## BEGIN

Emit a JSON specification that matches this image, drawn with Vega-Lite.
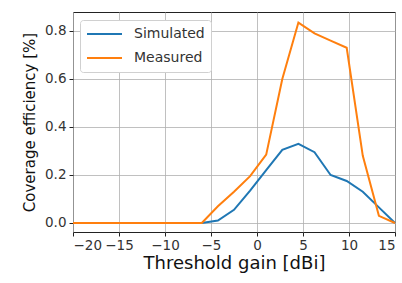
{
  "$schema": "https://vega.github.io/schema/vega-lite/v6.json",
  "width": 322,
  "height": 220,
  "autosize": {"type": "none"},
  "padding": {"left": 73, "top": 12, "right": 7, "bottom": 51},
  "config": {
    "font": "DejaVu Sans",
    "view": {"stroke": "#222222", "strokeWidth": 1},
    "axis": {
      "gridColor": "#b0b0b0",
      "gridWidth": 0.8,
      "domain": false,
      "tickColor": "#222222",
      "tickSize": 4,
      "labelFontSize": 13.5,
      "labelOverlap": false,
      "labelColor": "#333333",
      "titleColor": "#111111",
      "titleFontWeight": "normal"
    }
  },
  "data": {
    "values": [
      {"x": -20, "y": 0, "s": "Simulated"},
      {"x": -18.25, "y": 0, "s": "Simulated"},
      {"x": -16.5, "y": 0, "s": "Simulated"},
      {"x": -14.75, "y": 0, "s": "Simulated"},
      {"x": -13, "y": 0, "s": "Simulated"},
      {"x": -11.25, "y": 0, "s": "Simulated"},
      {"x": -9.5, "y": 0, "s": "Simulated"},
      {"x": -7.75, "y": 0, "s": "Simulated"},
      {"x": -6, "y": 0, "s": "Simulated"},
      {"x": -4.25, "y": 0.01, "s": "Simulated"},
      {"x": -2.5, "y": 0.055, "s": "Simulated"},
      {"x": -0.75, "y": 0.135, "s": "Simulated"},
      {"x": 1, "y": 0.22, "s": "Simulated"},
      {"x": 2.75, "y": 0.305, "s": "Simulated"},
      {"x": 4.5, "y": 0.33, "s": "Simulated"},
      {"x": 6.25, "y": 0.295, "s": "Simulated"},
      {"x": 8, "y": 0.2, "s": "Simulated"},
      {"x": 9.75, "y": 0.175, "s": "Simulated"},
      {"x": 11.5, "y": 0.13, "s": "Simulated"},
      {"x": 13.25, "y": 0.065, "s": "Simulated"},
      {"x": 15, "y": 0.0, "s": "Simulated"},
      {"x": -20, "y": 0, "s": "Measured"},
      {"x": -18.25, "y": 0, "s": "Measured"},
      {"x": -16.5, "y": 0, "s": "Measured"},
      {"x": -14.75, "y": 0, "s": "Measured"},
      {"x": -13, "y": 0, "s": "Measured"},
      {"x": -11.25, "y": 0, "s": "Measured"},
      {"x": -9.5, "y": 0, "s": "Measured"},
      {"x": -7.75, "y": 0, "s": "Measured"},
      {"x": -6, "y": 0, "s": "Measured"},
      {"x": -4.25, "y": 0.07, "s": "Measured"},
      {"x": -2.5, "y": 0.13, "s": "Measured"},
      {"x": -0.75, "y": 0.195, "s": "Measured"},
      {"x": 1, "y": 0.285, "s": "Measured"},
      {"x": 2.75, "y": 0.6, "s": "Measured"},
      {"x": 4.5, "y": 0.835, "s": "Measured"},
      {"x": 6.25, "y": 0.79, "s": "Measured"},
      {"x": 8, "y": 0.76, "s": "Measured"},
      {"x": 9.75, "y": 0.73, "s": "Measured"},
      {"x": 11.5, "y": 0.28, "s": "Measured"},
      {"x": 13.25, "y": 0.03, "s": "Measured"},
      {"x": 15, "y": 0.0, "s": "Measured"}
    ]
  },
  "mark": {"type": "line", "strokeWidth": 2},
  "encoding": {
    "x": {
      "field": "x",
      "type": "quantitative",
      "scale": {"domain": [-20, 15], "nice": false, "zero": false},
      "axis": {"values": [-20, -15, -10, -5, 0, 5, 10, 15], "title": "Threshold gain [dBi]", "titleFontSize": 18, "titlePadding": 3, "labelPadding": 2}
    },
    "y": {
      "field": "y",
      "type": "quantitative",
      "scale": {"domain": [-0.0375, 0.879], "nice": false, "zero": false},
      "axis": {"values": [0, 0.2, 0.4, 0.6, 0.8], "format": ".1f", "title": "Coverage efficiency [%]", "titleFontSize": 15, "titlePadding": 7, "labelPadding": 3}
    },
    "color": {
      "field": "s",
      "type": "nominal",
      "scale": {"domain": ["Simulated", "Measured"], "range": ["#1f77b4", "#ff7f0e"]},
      "legend": {
        "title": null,
        "orient": "none",
        "legendX": 7,
        "legendY": 8,
        "symbolType": "stroke",
        "symbolSize": 1225,
        "symbolStrokeWidth": 2,
        "clipHeight": 16,
        "labelFontSize": 14,
        "labelColor": "#333333",
        "rowPadding": 8,
        "labelOffset": 11,
        "padding": 6,
        "strokeColor": "#d0d0d0",
        "fillColor": "#ffffff",
        "cornerRadius": 3
      }
    },
    "order": {"field": "x", "type": "quantitative"}
  }
}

## END

Task description: Reproduce all of the data exactly, omitting each picture it holds.

Result for this task:
Emit a JSON specification that matches this image, drawn with Vega-Lite.
{
  "$schema": "https://vega.github.io/schema/vega-lite/v6.json",
  "width": 322,
  "height": 220,
  "autosize": {"type": "none"},
  "padding": {"left": 73, "top": 12, "right": 7, "bottom": 51},
  "config": {
    "font": "DejaVu Sans",
    "view": {"stroke": "#222222", "strokeWidth": 1},
    "axis": {
      "gridColor": "#b0b0b0",
      "gridWidth": 0.8,
      "domain": false,
      "tickColor": "#222222",
      "tickSize": 4,
      "labelFontSize": 13.5,
      "labelOverlap": false,
      "labelColor": "#333333",
      "titleColor": "#111111",
      "titleFontWeight": "normal"
    }
  },
  "data": {
    "values": [
      {"x": -20, "y": 0, "s": "Simulated"},
      {"x": -18.25, "y": 0, "s": "Simulated"},
      {"x": -16.5, "y": 0, "s": "Simulated"},
      {"x": -14.75, "y": 0, "s": "Simulated"},
      {"x": -13, "y": 0, "s": "Simulated"},
      {"x": -11.25, "y": 0, "s": "Simulated"},
      {"x": -9.5, "y": 0, "s": "Simulated"},
      {"x": -7.75, "y": 0, "s": "Simulated"},
      {"x": -6, "y": 0, "s": "Simulated"},
      {"x": -4.25, "y": 0.01, "s": "Simulated"},
      {"x": -2.5, "y": 0.055, "s": "Simulated"},
      {"x": -0.75, "y": 0.135, "s": "Simulated"},
      {"x": 1, "y": 0.22, "s": "Simulated"},
      {"x": 2.75, "y": 0.305, "s": "Simulated"},
      {"x": 4.5, "y": 0.33, "s": "Simulated"},
      {"x": 6.25, "y": 0.295, "s": "Simulated"},
      {"x": 8, "y": 0.2, "s": "Simulated"},
      {"x": 9.75, "y": 0.175, "s": "Simulated"},
      {"x": 11.5, "y": 0.13, "s": "Simulated"},
      {"x": 13.25, "y": 0.065, "s": "Simulated"},
      {"x": 15, "y": 0.0, "s": "Simulated"},
      {"x": -20, "y": 0, "s": "Measured"},
      {"x": -18.25, "y": 0, "s": "Measured"},
      {"x": -16.5, "y": 0, "s": "Measured"},
      {"x": -14.75, "y": 0, "s": "Measured"},
      {"x": -13, "y": 0, "s": "Measured"},
      {"x": -11.25, "y": 0, "s": "Measured"},
      {"x": -9.5, "y": 0, "s": "Measured"},
      {"x": -7.75, "y": 0, "s": "Measured"},
      {"x": -6, "y": 0, "s": "Measured"},
      {"x": -4.25, "y": 0.07, "s": "Measured"},
      {"x": -2.5, "y": 0.13, "s": "Measured"},
      {"x": -0.75, "y": 0.195, "s": "Measured"},
      {"x": 1, "y": 0.285, "s": "Measured"},
      {"x": 2.75, "y": 0.6, "s": "Measured"},
      {"x": 4.5, "y": 0.835, "s": "Measured"},
      {"x": 6.25, "y": 0.79, "s": "Measured"},
      {"x": 8, "y": 0.76, "s": "Measured"},
      {"x": 9.75, "y": 0.73, "s": "Measured"},
      {"x": 11.5, "y": 0.28, "s": "Measured"},
      {"x": 13.25, "y": 0.03, "s": "Measured"},
      {"x": 15, "y": 0.0, "s": "Measured"}
    ]
  },
  "mark": {"type": "line", "strokeWidth": 2},
  "encoding": {
    "x": {
      "field": "x",
      "type": "quantitative",
      "scale": {"domain": [-20, 15], "nice": false, "zero": false},
      "axis": {"values": [-20, -15, -10, -5, 0, 5, 10, 15], "title": "Threshold gain [dBi]", "titleFontSize": 18, "titlePadding": 3, "labelPadding": 2}
    },
    "y": {
      "field": "y",
      "type": "quantitative",
      "scale": {"domain": [-0.0375, 0.879], "nice": false, "zero": false},
      "axis": {"values": [0, 0.2, 0.4, 0.6, 0.8], "format": ".1f", "title": "Coverage efficiency [%]", "titleFontSize": 15, "titlePadding": 7, "labelPadding": 3}
    },
    "color": {
      "field": "s",
      "type": "nominal",
      "scale": {"domain": ["Simulated", "Measured"], "range": ["#1f77b4", "#ff7f0e"]},
      "legend": {
        "title": null,
        "orient": "none",
        "legendX": 7,
        "legendY": 8,
        "symbolType": "stroke",
        "symbolSize": 1225,
        "symbolStrokeWidth": 2,
        "clipHeight": 16,
        "labelFontSize": 14,
        "labelColor": "#333333",
        "rowPadding": 8,
        "labelOffset": 11,
        "padding": 6,
        "strokeColor": "#d0d0d0",
        "fillColor": "#ffffff",
        "cornerRadius": 3
      }
    },
    "order": {"field": "x", "type": "quantitative"}
  }
}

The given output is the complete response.